BY John SemleyPublished Nov 11, 2010

This has to be, what, the third or fourth Coen brothers box set to see DVD release in the past decade? It seems as if every time the two-headed director release a new film on DVD, the studios repackage it with half-a-dozen others in an attempt to unload their remaining stock. This box proves no exception, filing existent discs of No Country For Old Men, Intolerable Cruelty, The Big Lebowski, Burn After Reading, The Man Who Wasn't There and A Serious Man in space-saving slim packs and ramming them into a cardboard box. Without Blood Simple, Fargo, The Hudsucker Proxy and Miller's Crossing (and, depending who you ask, Barton Fink) it's hardly a best-of box. And it does include a few of the brothers Coen's more noteworthy misfires: middle-of-the-road rom-com Intolerable Cruelty and the excessively zany Burn After Reading.
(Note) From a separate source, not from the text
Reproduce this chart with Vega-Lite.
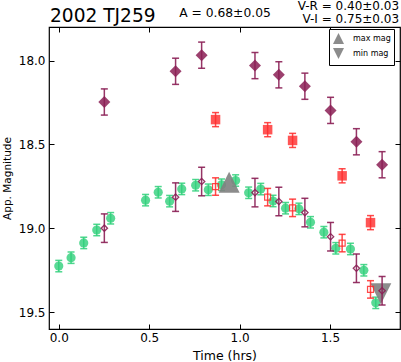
{
  "$schema": "https://vega.github.io/schema/vega-lite/v6.json",
  "width": 351,
  "height": 302,
  "autosize": "none",
  "padding": {"left": 49, "top": 27, "right": 1, "bottom": 33},
  "background": "white",
  "config": {
    "font": "DejaVu Sans",
    "view": {"stroke": "black", "strokeWidth": 1.2},
    "axis": {"grid": false, "domain": false, "tickColor": "black", "labelColor": "black", "titleColor": "black", "labelFontSize": 12, "titleFontWeight": "normal", "tickSize": -5, "tickWidth": 1}
  },
  "datasets": {
    "green": [
      {"t": 0.0, "m": 19.225, "e": 0.034},
      {"t": 0.068, "m": 19.175, "e": 0.034},
      {"t": 0.138, "m": 19.087, "e": 0.034},
      {"t": 0.21, "m": 19.01, "e": 0.034},
      {"t": 0.287, "m": 18.94, "e": 0.034},
      {"t": 0.48, "m": 18.832, "e": 0.034},
      {"t": 0.55, "m": 18.785, "e": 0.034},
      {"t": 0.613, "m": 18.838, "e": 0.034},
      {"t": 0.68, "m": 18.765, "e": 0.034},
      {"t": 0.757, "m": 18.743, "e": 0.034},
      {"t": 0.827, "m": 18.77, "e": 0.034},
      {"t": 0.9, "m": 18.74, "e": 0.034},
      {"t": 0.978, "m": 18.715, "e": 0.034},
      {"t": 1.05, "m": 18.788, "e": 0.034},
      {"t": 1.117, "m": 18.766, "e": 0.034},
      {"t": 1.185, "m": 18.837, "e": 0.034},
      {"t": 1.254, "m": 18.88, "e": 0.034},
      {"t": 1.328, "m": 18.884, "e": 0.034},
      {"t": 1.392, "m": 18.964, "e": 0.034},
      {"t": 1.466, "m": 19.023, "e": 0.034},
      {"t": 1.532, "m": 19.119, "e": 0.034},
      {"t": 1.613, "m": 19.123, "e": 0.034},
      {"t": 1.687, "m": 19.25, "e": 0.034},
      {"t": 1.753, "m": 19.444, "e": 0.034}
    ],
    "vband": [
      {"t": 0.252, "m": 18.247, "e": 0.078},
      {"t": 0.646, "m": 18.064, "e": 0.078},
      {"t": 0.79, "m": 17.968, "e": 0.078},
      {"t": 1.085, "m": 18.03, "e": 0.078},
      {"t": 1.217, "m": 18.085, "e": 0.078},
      {"t": 1.361, "m": 18.153, "e": 0.078},
      {"t": 1.503, "m": 18.297, "e": 0.078},
      {"t": 1.646, "m": 18.484, "e": 0.078},
      {"t": 1.788, "m": 18.621, "e": 0.078}
    ],
    "vshift": [
      {"t": 0.252, "m": 18.999, "e": 0.085},
      {"t": 0.646, "m": 18.814, "e": 0.085},
      {"t": 0.79, "m": 18.721, "e": 0.085},
      {"t": 1.085, "m": 18.787, "e": 0.085},
      {"t": 1.217, "m": 18.84, "e": 0.085},
      {"t": 1.361, "m": 18.906, "e": 0.085},
      {"t": 1.503, "m": 19.05, "e": 0.085},
      {"t": 1.646, "m": 19.238, "e": 0.085},
      {"t": 1.788, "m": 19.372, "e": 0.085}
    ],
    "rband": [
      {"t": 0.867, "m": 18.352, "e": 0.042},
      {"t": 1.155, "m": 18.412, "e": 0.042},
      {"t": 1.293, "m": 18.476, "e": 0.042},
      {"t": 1.567, "m": 18.687, "e": 0.042},
      {"t": 1.724, "m": 18.966, "e": 0.042}
    ],
    "rshift": [
      {"t": 0.867, "m": 18.751, "e": 0.052},
      {"t": 1.155, "m": 18.814, "e": 0.052},
      {"t": 1.293, "m": 18.878, "e": 0.052},
      {"t": 1.567, "m": 19.088, "e": 0.052},
      {"t": 1.724, "m": 19.364, "e": 0.052}
    ],
    "extrema": [
      {"t": 0.942, "m": 18.726, "kind": "max mag"},
      {"t": 1.781, "m": 19.39, "kind": "min mag"}
    ],
    "one": [{}]
  },
  "layer": [
    {
      "data": {"name": "green"},
      "mark": {"type": "errorbar", "ticks": {"size": 7, "color": "#2fd07a", "opacity": 0.85}, "color": "#2fd07a", "opacity": 0.85, "thickness": 1.5},
      "encoding": {
        "x": {"field": "t", "type": "quantitative", "scale": {"domain": [-0.054, 1.887], "nice": false, "zero": false}, "axis": null},
        "y": {"field": "m", "type": "quantitative", "scale": {"domain": [17.8, 19.6], "reverse": true, "nice": false, "zero": false}, "axis": null},
        "yError": {"field": "e"}
      }
    },
    {
      "data": {"name": "green"},
      "mark": {"type": "point", "shape": "circle", "filled": true, "size": 84, "color": "#2fd07a", "opacity": 0.8},
      "encoding": {
        "x": {"field": "t", "type": "quantitative", "scale": {"domain": [-0.054, 1.887], "nice": false, "zero": false},
          "axis": {"orient": "bottom", "values": [0, 0.5, 1, 1.5], "format": ".1f", "title": "Time (hrs)", "titleFontSize": 12.5, "labelPadding": 8, "titlePadding": 6}},
        "y": {"field": "m", "type": "quantitative", "scale": {"domain": [17.8, 19.6], "reverse": true, "nice": false, "zero": false},
          "axis": {"orient": "left", "values": [18, 18.5, 19, 19.5], "format": ".1f", "title": "App. Magnitude", "titleFontSize": 10.5, "labelPadding": 9, "titlePadding": 6}}
      }
    },
    {
      "data": {"name": "extrema"},
      "mark": {"type": "point", "filled": true, "size": 441, "color": "#808080", "opacity": 0.9},
      "encoding": {
        "x": {"field": "t", "type": "quantitative", "scale": {"domain": [-0.054, 1.887], "nice": false, "zero": false}, "axis": null},
        "y": {"field": "m", "type": "quantitative", "scale": {"domain": [17.8, 19.6], "reverse": true, "nice": false, "zero": false}, "axis": null},
        "shape": {"field": "kind", "type": "nominal",
          "scale": {"domain": ["max mag", "min mag"], "range": ["M0,-1L-1,1L1,1Z", "M0,1L-1,-1L1,-1Z"]},
          "legend": {"title": null, "orient": "none", "legendX": 280, "legendY": 2, "strokeColor": "black", "fillColor": "white", "padding": 3, "symbolSize": 121, "symbolFillColor": "#808080", "symbolStrokeColor": "#808080", "symbolOpacity": 0.9, "labelFontSize": 8, "labelOffset": 8, "rowPadding": -4}}
      }
    },
    {
      "data": {"name": "vband"},
      "mark": {"type": "errorbar", "ticks": {"size": 7, "color": "#8b1f55", "opacity": 0.9}, "color": "#8b1f55", "opacity": 0.9, "thickness": 1.5},
      "encoding": {
        "x": {"field": "t", "type": "quantitative", "scale": {"domain": [-0.054, 1.887], "nice": false, "zero": false}, "axis": null},
        "y": {"field": "m", "type": "quantitative", "scale": {"domain": [17.8, 19.6], "reverse": true, "nice": false, "zero": false}, "axis": null},
        "yError": {"field": "e"}
      }
    },
    {
      "data": {"name": "vband"},
      "mark": {"type": "point", "shape": "diamond", "filled": true, "size": 144, "color": "#8b1f55", "opacity": 0.85},
      "encoding": {
        "x": {"field": "t", "type": "quantitative", "scale": {"domain": [-0.054, 1.887], "nice": false, "zero": false}, "axis": null},
        "y": {"field": "m", "type": "quantitative", "scale": {"domain": [17.8, 19.6], "reverse": true, "nice": false, "zero": false}, "axis": null}
      }
    },
    {
      "data": {"name": "vshift"},
      "mark": {"type": "errorbar", "ticks": {"size": 7, "color": "#8b1f55", "opacity": 0.9}, "color": "#8b1f55", "opacity": 0.9, "thickness": 1.5},
      "encoding": {
        "x": {"field": "t", "type": "quantitative", "scale": {"domain": [-0.054, 1.887], "nice": false, "zero": false}, "axis": null},
        "y": {"field": "m", "type": "quantitative", "scale": {"domain": [17.8, 19.6], "reverse": true, "nice": false, "zero": false}, "axis": null},
        "yError": {"field": "e"}
      }
    },
    {
      "data": {"name": "vshift"},
      "mark": {"type": "point", "shape": "diamond", "filled": false, "size": 40, "color": "#8b1f55", "strokeWidth": 1.3, "opacity": 0.9},
      "encoding": {
        "x": {"field": "t", "type": "quantitative", "scale": {"domain": [-0.054, 1.887], "nice": false, "zero": false}, "axis": null},
        "y": {"field": "m", "type": "quantitative", "scale": {"domain": [17.8, 19.6], "reverse": true, "nice": false, "zero": false}, "axis": null}
      }
    },
    {
      "data": {"name": "rband"},
      "mark": {"type": "errorbar", "ticks": {"size": 7, "color": "#ff2a2a", "opacity": 0.85}, "color": "#ff2a2a", "opacity": 0.85, "thickness": 1.5},
      "encoding": {
        "x": {"field": "t", "type": "quantitative", "scale": {"domain": [-0.054, 1.887], "nice": false, "zero": false}, "axis": null},
        "y": {"field": "m", "type": "quantitative", "scale": {"domain": [17.8, 19.6], "reverse": true, "nice": false, "zero": false}, "axis": null},
        "yError": {"field": "e"}
      }
    },
    {
      "data": {"name": "rband"},
      "mark": {"type": "point", "shape": "square", "filled": true, "size": 90, "color": "#ff2a2a", "opacity": 0.8},
      "encoding": {
        "x": {"field": "t", "type": "quantitative", "scale": {"domain": [-0.054, 1.887], "nice": false, "zero": false},
          "axis": {"orient": "top", "values": [0, 0.5, 1, 1.5], "labels": false, "title": null}},
        "y": {"field": "m", "type": "quantitative", "scale": {"domain": [17.8, 19.6], "reverse": true, "nice": false, "zero": false},
          "axis": {"orient": "right", "values": [18, 18.5, 19, 19.5], "labels": false, "title": null}}
      }
    },
    {
      "data": {"name": "rshift"},
      "mark": {"type": "errorbar", "ticks": {"size": 7, "color": "#ff2a2a", "opacity": 0.85}, "color": "#ff2a2a", "opacity": 0.85, "thickness": 1.5},
      "encoding": {
        "x": {"field": "t", "type": "quantitative", "scale": {"domain": [-0.054, 1.887], "nice": false, "zero": false}, "axis": null},
        "y": {"field": "m", "type": "quantitative", "scale": {"domain": [17.8, 19.6], "reverse": true, "nice": false, "zero": false}, "axis": null},
        "yError": {"field": "e"}
      }
    },
    {
      "data": {"name": "rshift"},
      "mark": {"type": "point", "shape": "square", "filled": false, "size": 36, "color": "#ff2a2a", "strokeWidth": 1.2, "opacity": 0.85},
      "encoding": {
        "x": {"field": "t", "type": "quantitative", "scale": {"domain": [-0.054, 1.887], "nice": false, "zero": false}, "axis": null},
        "y": {"field": "m", "type": "quantitative", "scale": {"domain": [17.8, 19.6], "reverse": true, "nice": false, "zero": false}, "axis": null}
      }
    },
    {
      "data": {"name": "one"},
      "mark": {"type": "text", "align": "left", "baseline": "alphabetic", "fontSize": 18.6, "color": "black"},
      "encoding": {
        "x": {"datum": -0.0485, "type": "quantitative", "scale": {"domain": [-0.054, 1.887], "nice": false, "zero": false}, "axis": null},
        "y": {"datum": 17.770, "type": "quantitative", "scale": {"domain": [17.8, 19.6], "reverse": true, "nice": false, "zero": false}, "axis": null},
        "text": {"value": "2002 TJ259"}
      }
    },
    {
      "data": {"name": "one"},
      "mark": {"type": "text", "align": "left", "baseline": "alphabetic", "fontSize": 12.3, "color": "black"},
      "encoding": {
        "x": {"datum": 0.666, "type": "quantitative", "scale": {"domain": [-0.054, 1.887], "nice": false, "zero": false}, "axis": null},
        "y": {"datum": 17.742, "type": "quantitative", "scale": {"domain": [17.8, 19.6], "reverse": true, "nice": false, "zero": false}, "axis": null},
        "text": {"value": "A  = 0.68±0.05"}
      }
    },
    {
      "data": {"name": "one"},
      "mark": {"type": "text", "align": "right", "baseline": "alphabetic", "fontSize": 12, "color": "black"},
      "encoding": {
        "x": {"datum": 1.882, "type": "quantitative", "scale": {"domain": [-0.054, 1.887], "nice": false, "zero": false}, "axis": null},
        "y": {"datum": 17.700, "type": "quantitative", "scale": {"domain": [17.8, 19.6], "reverse": true, "nice": false, "zero": false}, "axis": null},
        "text": {"value": "V-R = 0.40±0.03"}
      }
    },
    {
      "data": {"name": "one"},
      "mark": {"type": "text", "align": "right", "baseline": "alphabetic", "fontSize": 12, "color": "black"},
      "encoding": {
        "x": {"datum": 1.882, "type": "quantitative", "scale": {"domain": [-0.054, 1.887], "nice": false, "zero": false}, "axis": null},
        "y": {"datum": 17.778, "type": "quantitative", "scale": {"domain": [17.8, 19.6], "reverse": true, "nice": false, "zero": false}, "axis": null},
        "text": {"value": "V-I  = 0.75±0.03"}
      }
    }
  ]
}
But it's exceptional for a few reasons. First is the inclusion of The Man Who Wasn't There, their oft-forgotten (and at one time, fairly hard to find on DVD) neo-noir starring Billy Bob Thornton as a grizzled barber who goes into a business with a shady dry cleaning impresario. The premise sounds dopey, but it's a fine, instantly compelling crime picture, a nice complement to the more madcap, half-baked capering of Lebowski. Next is A Serious Man; the Coens' most recent film ranks as one of their best, a deeply personal existential comedy. These two discs are worth the price of the set alone, especially considering that any fan of the Coens is bound to already own its other highlights: Lebowski and No Country For Old Men. If you're resigned to not upgrading to Blu-Ray and are looking for a fairly wallet-friendly way to expand your DVD collection, this set makes a worthy addition. And you can always use the Intolerable Cruelty disc to prop up the leg on that rickety old card table.